Does the rerun of the TV show “Passaparola” constitute effective use to prevent trademark abandonment?

Vincenzo Iaia


With the decision no. 15903 of June 6, 2023, the Italian Supreme Court provided some guidance on what constitutes effective use of a trademark to prevent its abandonment with specific regards to the entertainment market. The sign at issue was the word mark “Passaparola”, registered by Reti Televisive Italiane Ltd. (hereinafter “RTI”) after clearing a license from the British company ITV Studios Global Distribution Ltd. (hereinafter “ITV”) to realize a TV show inspired to “Alphabet Game”.
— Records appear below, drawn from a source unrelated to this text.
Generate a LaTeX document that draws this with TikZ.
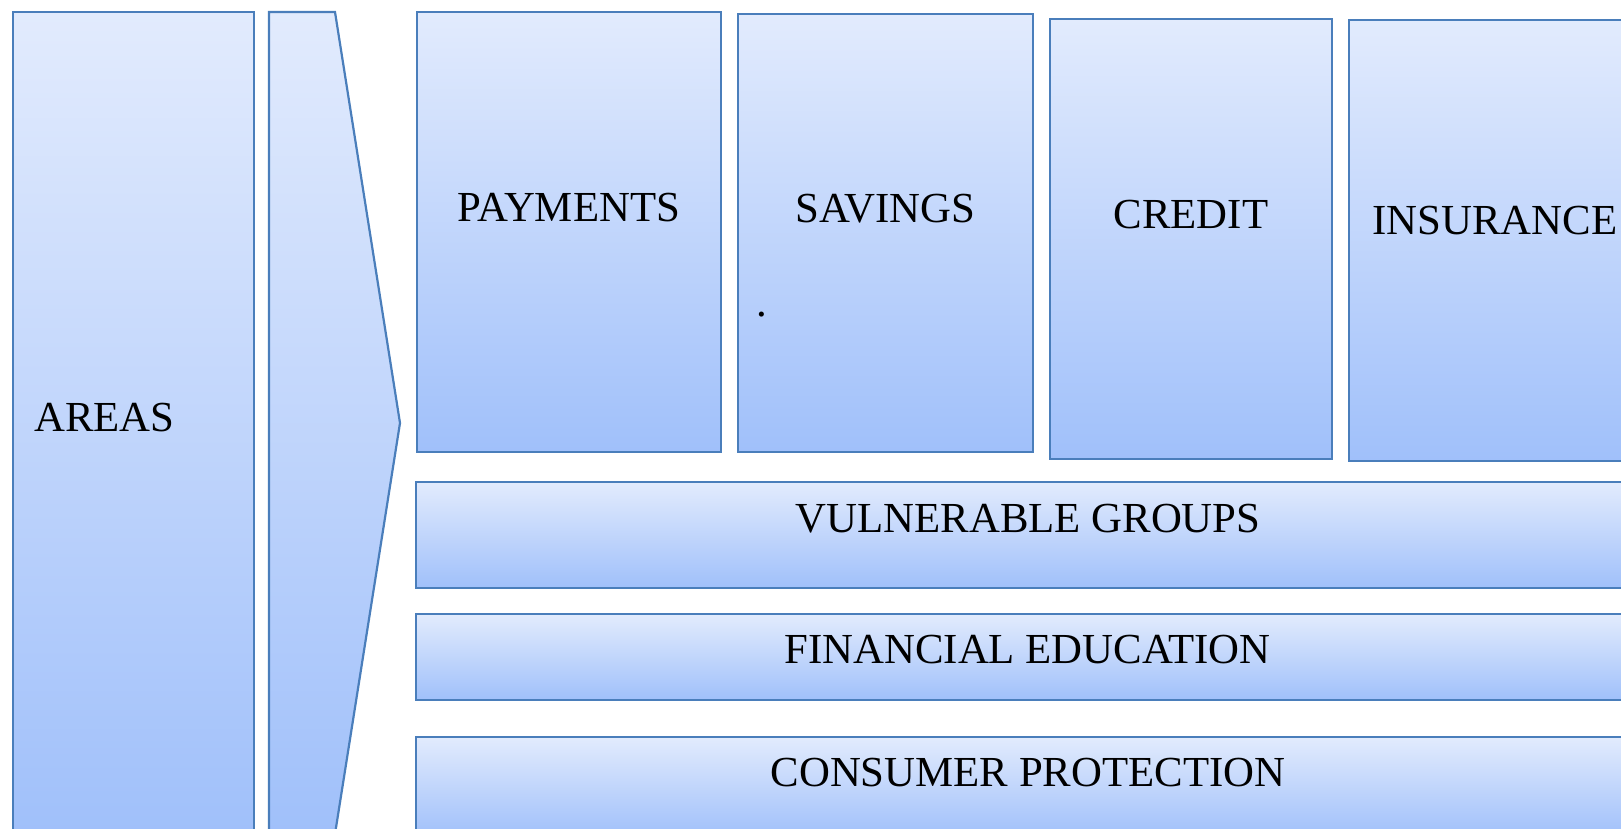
\documentclass[tikz,border=0pt]{standalone}
\usepackage{fontspec}
\setmainfont{Liberation Serif}
\definecolor{boxtop}{HTML}{E2EBFD}
\definecolor{boxbot}{HTML}{A0C0FA}
\definecolor{boxline}{HTML}{4A7EBB}
\begin{document}
\begin{tikzpicture}[x=1pt,y=-1pt,
  panel/.style={draw=boxline, line width=2.2pt, top color=boxtop, bottom color=boxbot,
    anchor=north west, inner sep=0pt, outer sep=0pt},
  lbl/.style={font=\fontsize{42.8}{51}\selectfont, text=black, inner sep=0pt}]
\useasboundingbox (0,0) rectangle (1621,828);
\clip (0,0) rectangle (1621,828);

% left column and the chevron pointing at the areas
\node[panel, minimum width=241pt, minimum height=822pt] (areas) at (13,12) {};
\draw[draw=boxline, line width=2.2pt, top color=boxtop, bottom color=boxbot]
  (269,12) -- (335,12) -- (400,423) -- (335,834) -- (269,834) -- cycle;

% product boxes
\node[panel, minimum width=304pt, minimum height=440pt] (pay)  at (417,12) {};
\node[panel, minimum width=295pt, minimum height=438pt] (sav)  at (738,14) {};
\node[panel, minimum width=282pt, minimum height=440pt] (cred) at (1050,19) {};
\node[panel, minimum width=300pt, minimum height=441pt] (ins)  at (1349,20) {};

% cross-cutting bands
\node[panel, minimum width=1224pt, minimum height=106pt] (vul) at (416,482) {};
\node[panel, minimum width=1224pt, minimum height=86pt]  (fin) at (416,614) {};
\node[panel, minimum width=1224pt, minimum height=100pt] (con) at (416,737) {};

% labels
\node[lbl, anchor=west] (tareas) at (34,418) {AREAS};
\node[lbl] (tpay)  at (568.6,208) {PAYMENTS};
\node[lbl] (tsav)  at (885.5,209) {SAVINGS};
\node[lbl, anchor=base west] (tdot) at (756,316) {.};
\node[lbl] (tcred) at (1191,215) {CREDIT};
\node[lbl] (tins)  at (1495,221) {INSURANCE};
\node[lbl] (tvul)  at (1028,519) {VULNERABLE GROUPS};
\node[lbl] (tfin)  at (1027.6,650) {FINANCIAL EDUCATION};
\node[lbl] (tcon)  at (1028,773) {CONSUMER PROTECTION};
\end{tikzpicture}
\end{document}
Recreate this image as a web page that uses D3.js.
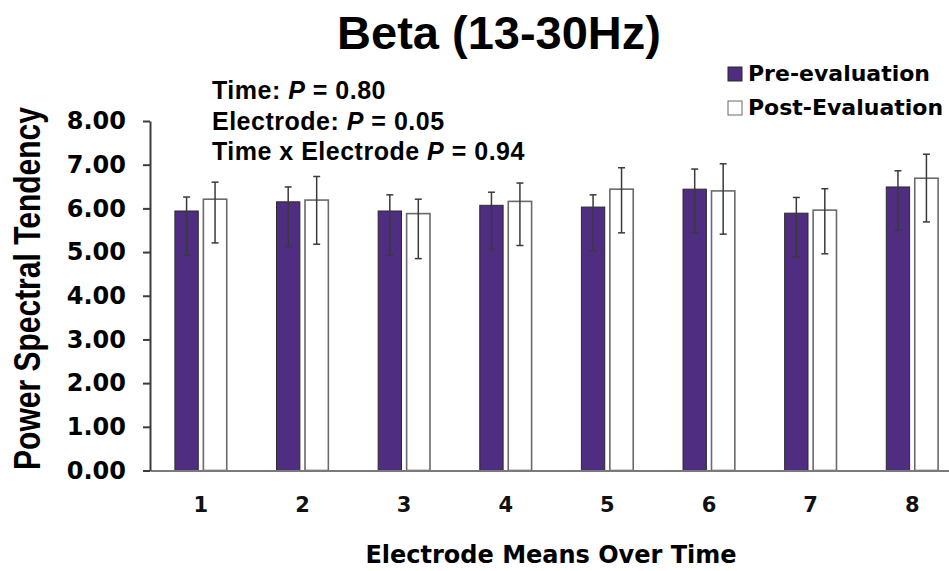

RTI broadcasted “Passaparola” on an Italian TV channel until 2005. After that, the entertainment company produced a special edition of the show between December 2007 and January 2008. The last traces of the TV program date back to 2013 when RTI aired a few reruns on the TV Channel “Mediaset Extra”. ITV registered the European trademark “Passapalabra” for services related to the television and entertainment sectors. It also filed before the Turin Court of First Instance a trademark revocation action for non-use of “Passaparola”. The Court partially granted ITV’s request to certain classes.


ITV appealed the decision to extend the revocation to the other classes. However, the Turin Court of Second Instance considered the reruns of the program, even if broadcasted on another TV channel, as a use of the trademark sufficiently effective to prevent abandonment. According to the Court of Appeal, it was not necessary to examine the success of the reruns as long as the show was broadcasted on national TV channels.


ITV lodged an appeal in cassation arguing that the reruns on Mediaset Extra constituted only a minimal, sporadic, and symbolic use of the disputed trademark. The Supreme Court upheld the claim, recalling the European case law that requires a careful examination of the facts proving the commercial exploitation of the mark to maintain or gain market share (ECJ, 11 March 2003, C-40/01; ECJ, 13 September 2007, C-234/06; ECJ, 19 December 2012, C-149-11). It implies that symbolic uses of the trademark do not prevent the risk of abandonment. In the past, this was the case of the inclusion of the trademark in catalogs related to spare parts of passenger cars to indicate that they are also suitable for products identified by that trademark. According to the Turin Court of First Instance, this use has a purely descriptive nature, although it could prove the persistence of the sign in the memory of consumers, which may constitute an impediment of registration by third parties (decision of 14 June 2000, Volkswagen AG vs. Fiat-Iveco Ltd.).


The Supreme Court affirmed that in the entertainment market, the mere rebroadcasting of a TV show does not equate to effective use of all the trademarks reproduced therein. It is also not decisive whether the show is aired on national channels. Conversely, it is necessary to assess whether the broadcast of the program that carries the trademark has a real impact on the respective market. How this “actual impact” should be measured in practice remains an open question that becomes the heaven for lawyers called upon to support or contradict the effective use of the mark.


With specific regard to the entertainment sector, the relevance of the frequency and duration of the broadcasting has been highlighted. Based on this reasoning, the Supreme Court annulled the decision of the Turin Court of Appeal. Hence, the Court of merit will be required to ascertain again – and in a more rigorous way – the effective use of the mark “Passaparola”. The rerun of a TV show seems enough to pass the “effective use test” set by the ECJ if we consider that it allows the rightsholder to maintain the market share.


We look forward the decision of the Turin Court of Appeal to know whether the TV show “Passaparola” will be broadcasted again on the Italian TV channels!